GIVEN EXERCISE → Take the lines from the beginning of the data below through the line holding "import pandas as pd" and return exactly those.

═══

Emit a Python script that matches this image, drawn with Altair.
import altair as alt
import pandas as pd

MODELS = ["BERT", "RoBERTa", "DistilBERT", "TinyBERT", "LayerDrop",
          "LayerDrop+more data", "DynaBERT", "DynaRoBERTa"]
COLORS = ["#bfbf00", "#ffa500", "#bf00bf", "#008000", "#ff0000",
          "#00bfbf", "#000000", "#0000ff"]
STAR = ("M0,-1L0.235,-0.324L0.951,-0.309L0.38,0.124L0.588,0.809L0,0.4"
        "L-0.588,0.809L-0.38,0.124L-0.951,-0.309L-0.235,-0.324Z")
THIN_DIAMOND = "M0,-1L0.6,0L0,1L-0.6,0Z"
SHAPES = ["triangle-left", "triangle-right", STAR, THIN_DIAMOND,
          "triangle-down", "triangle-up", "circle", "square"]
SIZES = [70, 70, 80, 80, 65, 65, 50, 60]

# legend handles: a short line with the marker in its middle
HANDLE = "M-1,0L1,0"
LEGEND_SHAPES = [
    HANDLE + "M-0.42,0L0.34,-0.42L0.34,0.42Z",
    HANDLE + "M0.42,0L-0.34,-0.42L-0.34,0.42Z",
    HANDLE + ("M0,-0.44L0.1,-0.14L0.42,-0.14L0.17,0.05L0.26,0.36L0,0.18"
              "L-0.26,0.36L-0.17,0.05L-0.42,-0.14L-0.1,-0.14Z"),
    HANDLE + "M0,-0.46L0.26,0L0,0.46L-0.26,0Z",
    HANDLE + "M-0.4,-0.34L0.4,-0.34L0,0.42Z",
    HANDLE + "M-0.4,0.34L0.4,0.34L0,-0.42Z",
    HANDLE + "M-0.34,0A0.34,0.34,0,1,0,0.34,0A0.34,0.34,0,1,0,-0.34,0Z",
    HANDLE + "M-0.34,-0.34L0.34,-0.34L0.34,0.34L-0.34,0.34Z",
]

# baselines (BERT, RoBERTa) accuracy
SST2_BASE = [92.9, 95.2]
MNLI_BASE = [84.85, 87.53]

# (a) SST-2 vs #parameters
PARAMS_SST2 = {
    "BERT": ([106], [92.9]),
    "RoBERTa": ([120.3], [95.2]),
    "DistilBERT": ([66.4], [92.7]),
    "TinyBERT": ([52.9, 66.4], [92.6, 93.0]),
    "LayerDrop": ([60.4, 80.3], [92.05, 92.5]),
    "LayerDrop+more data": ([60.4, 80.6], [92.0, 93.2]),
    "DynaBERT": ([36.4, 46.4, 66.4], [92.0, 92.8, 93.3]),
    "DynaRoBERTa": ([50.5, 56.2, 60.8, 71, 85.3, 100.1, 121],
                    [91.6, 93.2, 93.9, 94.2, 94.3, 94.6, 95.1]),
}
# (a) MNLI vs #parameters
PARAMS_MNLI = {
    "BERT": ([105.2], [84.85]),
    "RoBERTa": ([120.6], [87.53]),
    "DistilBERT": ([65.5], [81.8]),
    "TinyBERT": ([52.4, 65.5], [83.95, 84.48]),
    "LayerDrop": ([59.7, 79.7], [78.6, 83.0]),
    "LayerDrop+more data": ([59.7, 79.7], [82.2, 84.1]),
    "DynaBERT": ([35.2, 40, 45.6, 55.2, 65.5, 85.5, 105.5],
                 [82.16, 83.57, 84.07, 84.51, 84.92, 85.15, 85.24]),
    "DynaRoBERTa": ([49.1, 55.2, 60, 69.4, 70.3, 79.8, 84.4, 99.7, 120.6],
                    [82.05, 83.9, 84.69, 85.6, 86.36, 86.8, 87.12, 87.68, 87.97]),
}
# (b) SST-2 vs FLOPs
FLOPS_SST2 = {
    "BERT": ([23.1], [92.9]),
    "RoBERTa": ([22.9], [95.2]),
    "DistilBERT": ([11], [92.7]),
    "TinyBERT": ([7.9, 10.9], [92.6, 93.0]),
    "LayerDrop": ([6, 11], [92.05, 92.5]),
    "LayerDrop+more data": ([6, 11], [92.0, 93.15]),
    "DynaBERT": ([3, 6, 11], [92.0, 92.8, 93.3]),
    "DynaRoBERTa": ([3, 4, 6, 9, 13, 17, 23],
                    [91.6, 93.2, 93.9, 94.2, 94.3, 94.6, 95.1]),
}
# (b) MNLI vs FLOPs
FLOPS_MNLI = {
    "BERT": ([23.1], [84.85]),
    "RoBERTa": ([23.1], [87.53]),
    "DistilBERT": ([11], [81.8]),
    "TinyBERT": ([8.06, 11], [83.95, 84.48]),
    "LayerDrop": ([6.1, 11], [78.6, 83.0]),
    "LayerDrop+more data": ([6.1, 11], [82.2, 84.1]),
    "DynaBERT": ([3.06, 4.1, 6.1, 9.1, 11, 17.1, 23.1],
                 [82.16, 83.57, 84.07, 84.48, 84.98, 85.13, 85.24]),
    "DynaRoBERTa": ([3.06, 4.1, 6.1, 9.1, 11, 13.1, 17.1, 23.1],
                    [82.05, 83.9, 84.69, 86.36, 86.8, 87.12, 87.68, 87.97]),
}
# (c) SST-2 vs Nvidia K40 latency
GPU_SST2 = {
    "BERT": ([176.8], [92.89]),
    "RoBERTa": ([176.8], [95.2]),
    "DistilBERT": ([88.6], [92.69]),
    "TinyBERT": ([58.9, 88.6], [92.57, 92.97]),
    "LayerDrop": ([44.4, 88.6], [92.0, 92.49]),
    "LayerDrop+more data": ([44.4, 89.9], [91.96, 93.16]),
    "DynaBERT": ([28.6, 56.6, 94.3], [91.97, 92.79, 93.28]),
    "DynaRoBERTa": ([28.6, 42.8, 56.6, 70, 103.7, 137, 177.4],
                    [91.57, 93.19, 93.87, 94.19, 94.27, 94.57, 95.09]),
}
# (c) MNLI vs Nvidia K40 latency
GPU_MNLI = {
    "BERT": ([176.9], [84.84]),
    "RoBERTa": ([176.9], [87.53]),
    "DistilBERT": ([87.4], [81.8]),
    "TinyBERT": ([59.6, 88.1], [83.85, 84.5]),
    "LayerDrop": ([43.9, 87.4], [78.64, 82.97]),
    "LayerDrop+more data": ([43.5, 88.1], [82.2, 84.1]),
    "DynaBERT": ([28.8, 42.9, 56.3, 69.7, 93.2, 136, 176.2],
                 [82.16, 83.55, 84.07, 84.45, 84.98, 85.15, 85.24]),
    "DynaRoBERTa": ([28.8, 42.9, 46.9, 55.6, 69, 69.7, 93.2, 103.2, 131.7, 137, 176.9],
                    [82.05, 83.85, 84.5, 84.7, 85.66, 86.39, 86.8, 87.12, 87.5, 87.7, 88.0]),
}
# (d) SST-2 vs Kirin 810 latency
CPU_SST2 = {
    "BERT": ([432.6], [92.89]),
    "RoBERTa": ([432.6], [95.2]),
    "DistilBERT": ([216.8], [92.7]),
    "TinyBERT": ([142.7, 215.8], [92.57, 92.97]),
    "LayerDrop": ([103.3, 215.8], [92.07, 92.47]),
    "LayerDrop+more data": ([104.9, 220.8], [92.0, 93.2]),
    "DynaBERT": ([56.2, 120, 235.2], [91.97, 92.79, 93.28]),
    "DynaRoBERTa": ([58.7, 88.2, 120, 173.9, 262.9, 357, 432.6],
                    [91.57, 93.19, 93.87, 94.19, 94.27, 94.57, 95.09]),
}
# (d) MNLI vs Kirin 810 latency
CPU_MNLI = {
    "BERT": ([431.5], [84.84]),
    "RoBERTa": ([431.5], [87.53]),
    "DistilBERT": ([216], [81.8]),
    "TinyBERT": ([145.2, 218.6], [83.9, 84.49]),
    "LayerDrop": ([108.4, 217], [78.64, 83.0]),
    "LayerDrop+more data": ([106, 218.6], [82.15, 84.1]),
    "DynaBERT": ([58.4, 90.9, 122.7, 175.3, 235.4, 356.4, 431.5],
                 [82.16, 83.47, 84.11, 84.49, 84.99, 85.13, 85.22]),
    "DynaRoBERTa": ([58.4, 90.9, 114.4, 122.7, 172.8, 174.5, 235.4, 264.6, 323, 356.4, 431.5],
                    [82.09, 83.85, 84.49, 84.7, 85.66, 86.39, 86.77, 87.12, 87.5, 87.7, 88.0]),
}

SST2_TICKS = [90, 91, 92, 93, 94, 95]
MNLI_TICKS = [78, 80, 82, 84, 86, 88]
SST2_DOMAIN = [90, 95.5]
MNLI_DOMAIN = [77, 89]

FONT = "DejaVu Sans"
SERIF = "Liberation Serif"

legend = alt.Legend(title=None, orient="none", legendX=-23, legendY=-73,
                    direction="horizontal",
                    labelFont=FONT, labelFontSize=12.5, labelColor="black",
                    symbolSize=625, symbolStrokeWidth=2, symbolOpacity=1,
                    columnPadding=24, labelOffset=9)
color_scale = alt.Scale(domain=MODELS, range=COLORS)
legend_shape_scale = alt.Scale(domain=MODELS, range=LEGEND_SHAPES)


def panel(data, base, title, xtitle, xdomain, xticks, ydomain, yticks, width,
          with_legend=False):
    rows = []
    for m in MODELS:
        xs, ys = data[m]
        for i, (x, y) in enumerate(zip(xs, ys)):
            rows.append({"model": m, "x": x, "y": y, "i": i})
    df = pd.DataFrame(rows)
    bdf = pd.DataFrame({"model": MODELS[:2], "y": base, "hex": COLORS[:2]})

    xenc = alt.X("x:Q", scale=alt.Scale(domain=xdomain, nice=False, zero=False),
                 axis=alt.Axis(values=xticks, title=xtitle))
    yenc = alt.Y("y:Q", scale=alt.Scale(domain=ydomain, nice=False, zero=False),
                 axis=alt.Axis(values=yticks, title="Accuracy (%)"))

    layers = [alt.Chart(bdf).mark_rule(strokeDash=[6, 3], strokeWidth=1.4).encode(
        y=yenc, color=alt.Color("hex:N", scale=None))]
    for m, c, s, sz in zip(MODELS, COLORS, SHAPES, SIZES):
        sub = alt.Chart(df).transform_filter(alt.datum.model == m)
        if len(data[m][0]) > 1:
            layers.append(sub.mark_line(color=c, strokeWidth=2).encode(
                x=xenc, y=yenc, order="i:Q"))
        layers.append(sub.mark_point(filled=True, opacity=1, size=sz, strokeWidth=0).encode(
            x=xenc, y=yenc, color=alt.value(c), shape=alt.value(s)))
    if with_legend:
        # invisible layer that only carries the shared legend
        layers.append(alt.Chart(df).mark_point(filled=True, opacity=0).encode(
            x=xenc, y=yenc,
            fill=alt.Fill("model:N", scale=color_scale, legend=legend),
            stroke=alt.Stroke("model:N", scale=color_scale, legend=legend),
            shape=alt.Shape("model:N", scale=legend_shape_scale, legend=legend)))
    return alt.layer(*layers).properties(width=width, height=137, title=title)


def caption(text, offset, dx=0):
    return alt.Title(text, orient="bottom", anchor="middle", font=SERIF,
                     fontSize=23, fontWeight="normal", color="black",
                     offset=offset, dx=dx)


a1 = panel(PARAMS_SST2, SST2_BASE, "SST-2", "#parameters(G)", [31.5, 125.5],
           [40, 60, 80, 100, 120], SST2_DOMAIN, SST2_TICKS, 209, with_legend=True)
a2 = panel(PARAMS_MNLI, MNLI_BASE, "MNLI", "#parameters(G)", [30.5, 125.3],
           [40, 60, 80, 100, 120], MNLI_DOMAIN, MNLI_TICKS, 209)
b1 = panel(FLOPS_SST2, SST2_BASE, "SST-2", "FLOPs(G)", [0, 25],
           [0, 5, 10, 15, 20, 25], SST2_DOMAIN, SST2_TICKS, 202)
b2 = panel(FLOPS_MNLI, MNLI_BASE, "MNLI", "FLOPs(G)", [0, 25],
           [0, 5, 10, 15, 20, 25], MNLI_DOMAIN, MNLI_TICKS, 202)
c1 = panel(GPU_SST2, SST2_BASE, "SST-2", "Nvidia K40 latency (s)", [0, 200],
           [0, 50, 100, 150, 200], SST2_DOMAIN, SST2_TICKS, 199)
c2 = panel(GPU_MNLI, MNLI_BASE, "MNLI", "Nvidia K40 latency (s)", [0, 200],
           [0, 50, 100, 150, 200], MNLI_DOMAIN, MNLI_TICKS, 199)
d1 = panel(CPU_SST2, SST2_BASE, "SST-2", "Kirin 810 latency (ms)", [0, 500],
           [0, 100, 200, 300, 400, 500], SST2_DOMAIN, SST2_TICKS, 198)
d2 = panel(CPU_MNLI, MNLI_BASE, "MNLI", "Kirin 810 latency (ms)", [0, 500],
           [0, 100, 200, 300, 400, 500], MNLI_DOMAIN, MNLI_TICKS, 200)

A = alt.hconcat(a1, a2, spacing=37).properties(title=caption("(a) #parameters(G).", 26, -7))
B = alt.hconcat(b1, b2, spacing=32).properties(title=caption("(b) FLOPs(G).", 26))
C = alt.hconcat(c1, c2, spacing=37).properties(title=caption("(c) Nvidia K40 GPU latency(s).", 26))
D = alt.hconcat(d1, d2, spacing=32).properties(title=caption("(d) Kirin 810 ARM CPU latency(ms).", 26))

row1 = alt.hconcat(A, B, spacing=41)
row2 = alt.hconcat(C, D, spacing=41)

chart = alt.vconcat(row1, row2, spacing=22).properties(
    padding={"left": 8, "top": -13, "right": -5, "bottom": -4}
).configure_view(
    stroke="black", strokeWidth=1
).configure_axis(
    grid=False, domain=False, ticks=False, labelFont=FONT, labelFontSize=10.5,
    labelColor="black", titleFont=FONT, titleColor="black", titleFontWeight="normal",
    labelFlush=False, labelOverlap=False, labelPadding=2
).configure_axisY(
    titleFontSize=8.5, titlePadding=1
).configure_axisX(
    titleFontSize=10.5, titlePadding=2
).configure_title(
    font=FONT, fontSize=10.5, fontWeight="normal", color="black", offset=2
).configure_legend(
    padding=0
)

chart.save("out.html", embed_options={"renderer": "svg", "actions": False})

═══

WORKED SOLUTION →
Emit a Python script that matches this image, drawn with Altair.
import altair as alt
import pandas as pd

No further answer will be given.